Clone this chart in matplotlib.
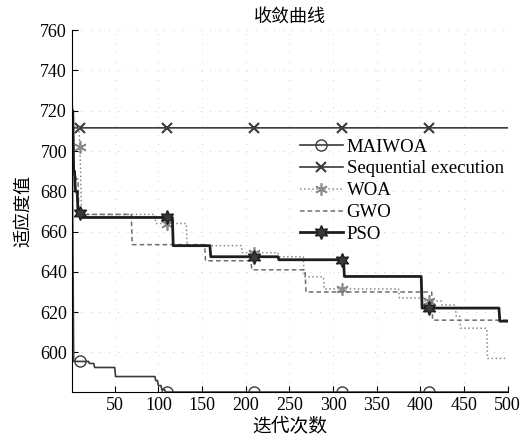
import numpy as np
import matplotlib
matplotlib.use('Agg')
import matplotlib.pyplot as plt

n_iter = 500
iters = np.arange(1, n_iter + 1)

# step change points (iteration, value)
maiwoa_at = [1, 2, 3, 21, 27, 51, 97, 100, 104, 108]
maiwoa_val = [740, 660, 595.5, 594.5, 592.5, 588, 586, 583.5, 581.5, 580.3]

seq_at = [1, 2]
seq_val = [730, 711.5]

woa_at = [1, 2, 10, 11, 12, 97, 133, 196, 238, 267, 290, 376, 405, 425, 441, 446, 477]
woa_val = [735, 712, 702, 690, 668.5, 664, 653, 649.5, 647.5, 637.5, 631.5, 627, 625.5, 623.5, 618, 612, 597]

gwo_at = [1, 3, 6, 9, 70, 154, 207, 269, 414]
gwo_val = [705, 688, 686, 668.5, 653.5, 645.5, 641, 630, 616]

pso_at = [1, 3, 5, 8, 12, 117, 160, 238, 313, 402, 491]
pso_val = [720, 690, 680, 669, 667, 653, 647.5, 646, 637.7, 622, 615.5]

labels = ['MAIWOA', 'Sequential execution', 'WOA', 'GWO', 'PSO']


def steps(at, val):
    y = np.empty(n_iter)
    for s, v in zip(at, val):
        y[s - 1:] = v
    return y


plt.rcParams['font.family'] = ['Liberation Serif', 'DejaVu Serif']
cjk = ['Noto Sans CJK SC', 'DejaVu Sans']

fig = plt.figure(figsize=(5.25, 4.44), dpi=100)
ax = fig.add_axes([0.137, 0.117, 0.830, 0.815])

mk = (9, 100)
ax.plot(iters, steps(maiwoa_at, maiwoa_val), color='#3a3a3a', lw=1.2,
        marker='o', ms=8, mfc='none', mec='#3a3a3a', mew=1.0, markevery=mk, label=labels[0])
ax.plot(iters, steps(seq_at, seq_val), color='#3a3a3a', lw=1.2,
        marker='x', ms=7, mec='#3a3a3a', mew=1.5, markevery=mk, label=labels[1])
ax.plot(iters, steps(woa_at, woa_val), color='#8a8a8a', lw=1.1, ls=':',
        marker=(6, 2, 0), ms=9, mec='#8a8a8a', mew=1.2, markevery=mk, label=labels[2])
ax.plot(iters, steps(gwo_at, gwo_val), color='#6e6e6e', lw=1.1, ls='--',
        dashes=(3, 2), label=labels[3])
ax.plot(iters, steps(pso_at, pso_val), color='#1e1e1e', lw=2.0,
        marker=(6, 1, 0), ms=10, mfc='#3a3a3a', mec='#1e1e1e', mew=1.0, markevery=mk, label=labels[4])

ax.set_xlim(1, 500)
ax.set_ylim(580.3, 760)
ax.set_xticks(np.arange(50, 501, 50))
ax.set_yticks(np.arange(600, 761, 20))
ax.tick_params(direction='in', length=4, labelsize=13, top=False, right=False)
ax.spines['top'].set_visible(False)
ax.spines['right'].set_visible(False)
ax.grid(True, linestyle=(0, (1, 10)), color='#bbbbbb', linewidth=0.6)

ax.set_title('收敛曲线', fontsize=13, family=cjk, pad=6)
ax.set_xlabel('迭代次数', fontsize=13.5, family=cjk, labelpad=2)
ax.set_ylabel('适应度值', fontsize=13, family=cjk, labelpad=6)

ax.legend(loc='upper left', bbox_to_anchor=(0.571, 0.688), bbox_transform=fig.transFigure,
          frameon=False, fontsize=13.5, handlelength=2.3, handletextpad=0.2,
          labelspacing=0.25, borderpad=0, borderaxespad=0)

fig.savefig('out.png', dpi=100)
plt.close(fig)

######

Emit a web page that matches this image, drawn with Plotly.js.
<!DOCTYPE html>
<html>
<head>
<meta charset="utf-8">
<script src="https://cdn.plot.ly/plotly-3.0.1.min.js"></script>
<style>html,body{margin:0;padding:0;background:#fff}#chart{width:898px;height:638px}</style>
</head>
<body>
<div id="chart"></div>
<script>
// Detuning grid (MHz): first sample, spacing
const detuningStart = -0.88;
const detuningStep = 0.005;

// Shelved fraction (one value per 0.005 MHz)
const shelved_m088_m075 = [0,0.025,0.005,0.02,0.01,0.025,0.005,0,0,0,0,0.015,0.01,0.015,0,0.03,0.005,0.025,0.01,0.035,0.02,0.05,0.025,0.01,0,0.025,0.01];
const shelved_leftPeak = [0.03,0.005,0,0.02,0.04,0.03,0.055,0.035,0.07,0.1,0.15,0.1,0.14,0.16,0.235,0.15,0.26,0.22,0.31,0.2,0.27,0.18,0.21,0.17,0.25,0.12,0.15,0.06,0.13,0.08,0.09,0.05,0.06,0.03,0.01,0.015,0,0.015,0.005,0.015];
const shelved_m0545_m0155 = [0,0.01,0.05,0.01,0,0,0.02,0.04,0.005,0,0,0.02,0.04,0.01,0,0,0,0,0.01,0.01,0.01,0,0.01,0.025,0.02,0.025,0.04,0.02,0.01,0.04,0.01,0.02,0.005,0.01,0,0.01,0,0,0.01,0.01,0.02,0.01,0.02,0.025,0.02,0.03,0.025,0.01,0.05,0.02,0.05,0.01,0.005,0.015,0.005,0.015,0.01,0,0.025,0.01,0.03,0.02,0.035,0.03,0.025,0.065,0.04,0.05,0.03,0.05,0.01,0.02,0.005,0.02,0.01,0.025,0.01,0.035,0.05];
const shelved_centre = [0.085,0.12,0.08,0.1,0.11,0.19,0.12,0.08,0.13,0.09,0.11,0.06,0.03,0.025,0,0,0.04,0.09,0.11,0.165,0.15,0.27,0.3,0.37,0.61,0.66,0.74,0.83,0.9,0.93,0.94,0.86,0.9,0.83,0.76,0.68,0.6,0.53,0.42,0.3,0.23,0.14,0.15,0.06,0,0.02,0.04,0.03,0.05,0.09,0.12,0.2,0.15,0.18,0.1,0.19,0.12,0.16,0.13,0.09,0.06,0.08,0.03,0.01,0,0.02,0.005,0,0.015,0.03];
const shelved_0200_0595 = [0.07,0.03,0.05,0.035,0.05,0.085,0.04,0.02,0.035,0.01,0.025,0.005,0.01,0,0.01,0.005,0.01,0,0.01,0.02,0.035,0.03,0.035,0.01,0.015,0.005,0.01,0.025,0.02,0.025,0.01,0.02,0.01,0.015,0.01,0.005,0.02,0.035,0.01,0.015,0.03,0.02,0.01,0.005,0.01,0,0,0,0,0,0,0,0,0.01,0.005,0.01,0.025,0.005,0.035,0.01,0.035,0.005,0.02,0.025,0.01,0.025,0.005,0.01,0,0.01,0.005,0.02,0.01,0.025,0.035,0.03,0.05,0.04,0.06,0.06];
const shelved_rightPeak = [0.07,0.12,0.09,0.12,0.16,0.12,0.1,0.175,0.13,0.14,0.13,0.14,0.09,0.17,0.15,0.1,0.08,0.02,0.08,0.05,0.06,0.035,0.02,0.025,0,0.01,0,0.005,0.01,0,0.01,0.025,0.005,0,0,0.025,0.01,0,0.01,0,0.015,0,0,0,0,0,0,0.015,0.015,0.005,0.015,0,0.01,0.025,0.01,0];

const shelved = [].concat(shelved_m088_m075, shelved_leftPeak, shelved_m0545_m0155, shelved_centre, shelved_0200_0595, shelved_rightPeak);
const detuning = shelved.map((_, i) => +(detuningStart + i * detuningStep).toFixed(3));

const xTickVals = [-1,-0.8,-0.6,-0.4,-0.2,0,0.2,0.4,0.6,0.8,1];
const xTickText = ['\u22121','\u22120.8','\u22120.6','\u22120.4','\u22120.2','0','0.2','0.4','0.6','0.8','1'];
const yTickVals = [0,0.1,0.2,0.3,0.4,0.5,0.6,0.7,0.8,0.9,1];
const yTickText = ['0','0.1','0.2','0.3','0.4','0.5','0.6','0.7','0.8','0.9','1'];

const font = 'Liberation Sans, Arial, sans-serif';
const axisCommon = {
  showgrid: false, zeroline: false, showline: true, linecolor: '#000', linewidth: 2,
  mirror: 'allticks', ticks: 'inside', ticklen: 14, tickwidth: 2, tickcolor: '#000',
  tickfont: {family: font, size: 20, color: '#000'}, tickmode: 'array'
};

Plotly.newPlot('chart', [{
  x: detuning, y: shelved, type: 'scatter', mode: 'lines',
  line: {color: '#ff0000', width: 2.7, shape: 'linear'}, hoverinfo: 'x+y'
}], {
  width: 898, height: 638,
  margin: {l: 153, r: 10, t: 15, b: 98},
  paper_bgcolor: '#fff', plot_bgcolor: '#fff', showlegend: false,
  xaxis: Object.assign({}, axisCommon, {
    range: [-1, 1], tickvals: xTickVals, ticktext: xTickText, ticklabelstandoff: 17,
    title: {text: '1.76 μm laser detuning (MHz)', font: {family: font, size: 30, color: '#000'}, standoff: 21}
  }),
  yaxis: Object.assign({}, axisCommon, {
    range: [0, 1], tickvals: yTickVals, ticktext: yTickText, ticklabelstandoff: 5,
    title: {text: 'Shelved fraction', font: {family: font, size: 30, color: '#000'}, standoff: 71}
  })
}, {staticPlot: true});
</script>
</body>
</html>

######

What you are asked to do ▸
Omit all pictures, then copy the lines between the ones holding "Clone this chart in matplotlib." and "seq_val = [730, 711.5]", inclusive.

Result of the task ▸
Clone this chart in matplotlib.
import numpy as np
import matplotlib
matplotlib.use('Agg')
import matplotlib.pyplot as plt

n_iter = 500
iters = np.arange(1, n_iter + 1)

# step change points (iteration, value)
maiwoa_at = [1, 2, 3, 21, 27, 51, 97, 100, 104, 108]
maiwoa_val = [740, 660, 595.5, 594.5, 592.5, 588, 586, 583.5, 581.5, 580.3]

seq_at = [1, 2]
seq_val = [730, 711.5]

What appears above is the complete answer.